SUPPLIED MATERIAL:
** BEGIN **

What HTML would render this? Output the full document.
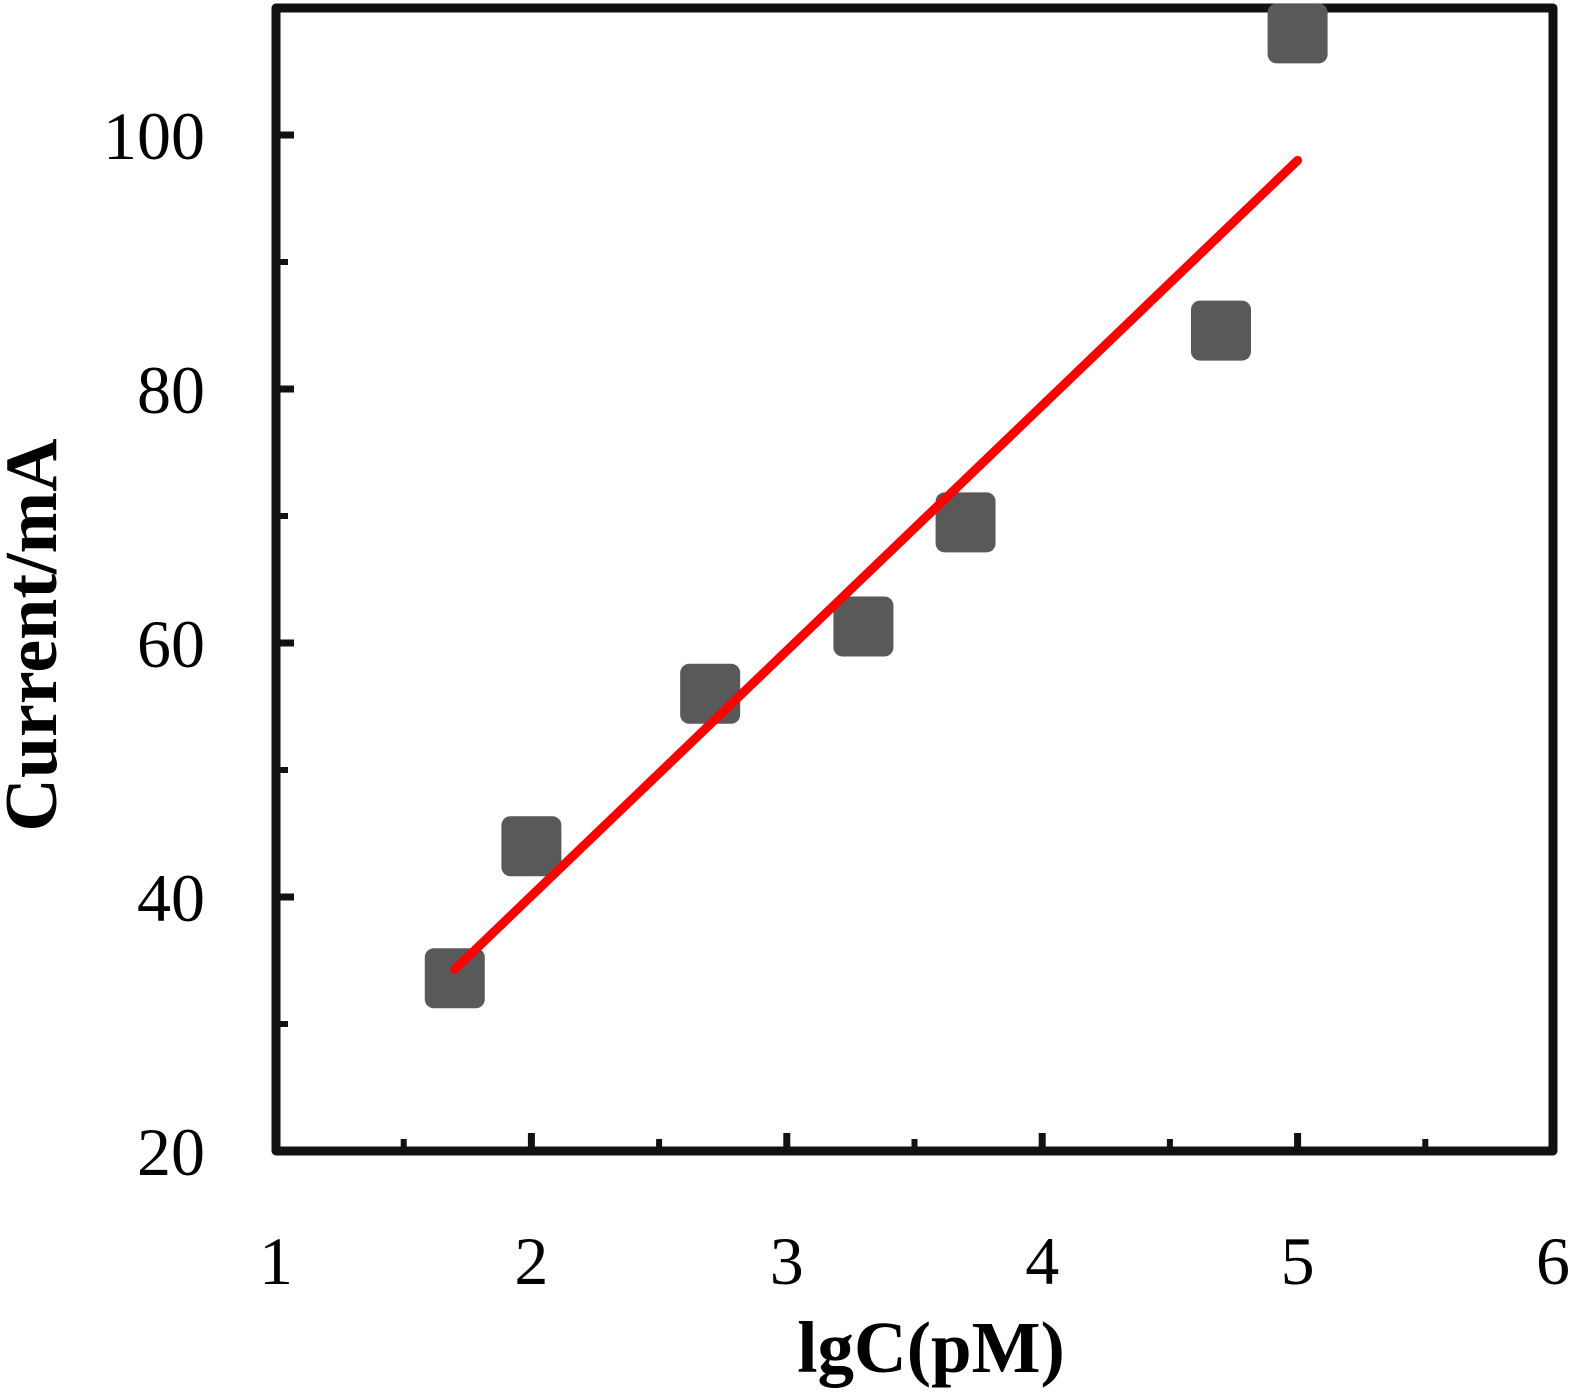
<!DOCTYPE html>
<html><head><meta charset="utf-8"><style>
body{margin:0;background:#fff;}
svg{display:block;}
text{font-family:"Liberation Serif",serif;fill:#000;}
</style></head><body>
<svg id="chart" width="1575" height="1395">
<g id="plot"></g>
</svg>
<script>
const xVals=[1.7,2.0,2.7,3.3,3.7,4.7,5.0];
const yVals=[33.6,44.0,56.0,61.3,69.5,84.6,108.0];
const fitX=[1.7,5.0];
const fitY=[34.3,98.0];
const xTicks=[1,2,3,4,5,6];
const yTicks=[20,40,60,80,100];
const yMinor=[30,50,70,90];
const xMinor=[1.5,2.5,3.5,4.5,5.5];
const X0=276,X1=1553,Y0=1151,Y1=8;
const xs=v=>X0+(v-1)/5*(X1-X0);
const ys=v=>Y0-(v-20)/(100-20)*(1151-135);
const NS='http://www.w3.org/2000/svg';
const g=document.getElementById('plot');
function mk(t,a){const e=document.createElementNS(NS,t);for(const k in a)e.setAttribute(k,a[k]);g.appendChild(e);return e;}
let fr=mk('rect',{x:X0,y:Y1,width:X1-X0,height:Y0-Y1,fill:'none',stroke:'#111','stroke-width':9,'stroke-linejoin':'round'});


xTicks.forEach(v=>{
 if(v>1&&v<6){let t=mk('line',{x1:xs(v),x2:xs(v),y1:Y0,y2:Y0-18,stroke:'#111','stroke-width':7});
 
 }
 let l=mk('text',{x:xs(v),y:1284,'font-size':68,'text-anchor':'middle'});l.textContent=v;
 
 
});
xMinor.forEach(v=>{let t=mk('line',{x1:xs(v),x2:xs(v),y1:Y0,y2:Y0-12,stroke:'#111','stroke-width':6});
 
 });
yTicks.forEach(v=>{
 if(v>20){let t=mk('line',{x1:X0,x2:X0+18,y1:ys(v),y2:ys(v),stroke:'#111','stroke-width':7});
 
 }
 let l=mk('text',{x:205,y:ys(v)+24,'font-size':68,'text-anchor':'end'});l.textContent=v;
 
 
});
yMinor.forEach(v=>{let t=mk('line',{x1:X0,x2:X0+12,y1:ys(v),y2:ys(v),stroke:'#111','stroke-width':6});
 
 });
xVals.forEach((v,i)=>{let r=mk('rect',{x:xs(v)-30,y:ys(yVals[i])-30,width:60,height:60,rx:9,fill:'#595959'});
 
 });
let fl=mk('line',{x1:xs(fitX[0]),y1:ys(fitY[0]),x2:xs(fitX[1]),y2:ys(fitY[1]),stroke:'#ff0000','stroke-width':9,'stroke-linecap':'round'});


let xt=mk('text',{x:931,y:1372,'font-size':73,'font-weight':'bold','text-anchor':'middle'});xt.textContent='lgC(pM)';


let yt=mk('text',{x:0,y:0,'font-size':74,'font-weight':'bold','text-anchor':'middle',transform:'translate(56,635) rotate(-90)'});yt.textContent='Current/mA';


</script>
</body></html>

** END **

WORK REQUIRED: Each line above is to be copied verbatim. Drop any image from the copy.

CORRECT OUTPUT:
What HTML would render this? Output the full document.
<!DOCTYPE html>
<html><head><meta charset="utf-8"><style>
body{margin:0;background:#fff;}
svg{display:block;}
text{font-family:"Liberation Serif",serif;fill:#000;}
</style></head><body>
<svg id="chart" width="1575" height="1395">
<g id="plot"></g>
</svg>
<script>
const xVals=[1.7,2.0,2.7,3.3,3.7,4.7,5.0];
const yVals=[33.6,44.0,56.0,61.3,69.5,84.6,108.0];
const fitX=[1.7,5.0];
const fitY=[34.3,98.0];
const xTicks=[1,2,3,4,5,6];
const yTicks=[20,40,60,80,100];
const yMinor=[30,50,70,90];
const xMinor=[1.5,2.5,3.5,4.5,5.5];
const X0=276,X1=1553,Y0=1151,Y1=8;
const xs=v=>X0+(v-1)/5*(X1-X0);
const ys=v=>Y0-(v-20)/(100-20)*(1151-135);
const NS='http://www.w3.org/2000/svg';
const g=document.getElementById('plot');
function mk(t,a){const e=document.createElementNS(NS,t);for(const k in a)e.setAttribute(k,a[k]);g.appendChild(e);return e;}
let fr=mk('rect',{x:X0,y:Y1,width:X1-X0,height:Y0-Y1,fill:'none',stroke:'#111','stroke-width':9,'stroke-linejoin':'round'});


xTicks.forEach(v=>{
 if(v>1&&v<6){let t=mk('line',{x1:xs(v),x2:xs(v),y1:Y0,y2:Y0-18,stroke:'#111','stroke-width':7});
 
 }
 let l=mk('text',{x:xs(v),y:1284,'font-size':68,'text-anchor':'middle'});l.textContent=v;
 
 
});
xMinor.forEach(v=>{let t=mk('line',{x1:xs(v),x2:xs(v),y1:Y0,y2:Y0-12,stroke:'#111','stroke-width':6});
 
 });
yTicks.forEach(v=>{
 if(v>20){let t=mk('line',{x1:X0,x2:X0+18,y1:ys(v),y2:ys(v),stroke:'#111','stroke-width':7});
 
 }
 let l=mk('text',{x:205,y:ys(v)+24,'font-size':68,'text-anchor':'end'});l.textContent=v;
 
 
});
yMinor.forEach(v=>{let t=mk('line',{x1:X0,x2:X0+12,y1:ys(v),y2:ys(v),stroke:'#111','stroke-width':6});
 
 });
xVals.forEach((v,i)=>{let r=mk('rect',{x:xs(v)-30,y:ys(yVals[i])-30,width:60,height:60,rx:9,fill:'#595959'});
 
 });
let fl=mk('line',{x1:xs(fitX[0]),y1:ys(fitY[0]),x2:xs(fitX[1]),y2:ys(fitY[1]),stroke:'#ff0000','stroke-width':9,'stroke-linecap':'round'});


let xt=mk('text',{x:931,y:1372,'font-size':73,'font-weight':'bold','text-anchor':'middle'});xt.textContent='lgC(pM)';


let yt=mk('text',{x:0,y:0,'font-size':74,'font-weight':'bold','text-anchor':'middle',transform:'translate(56,635) rotate(-90)'});yt.textContent='Current/mA';


</script>
</body></html>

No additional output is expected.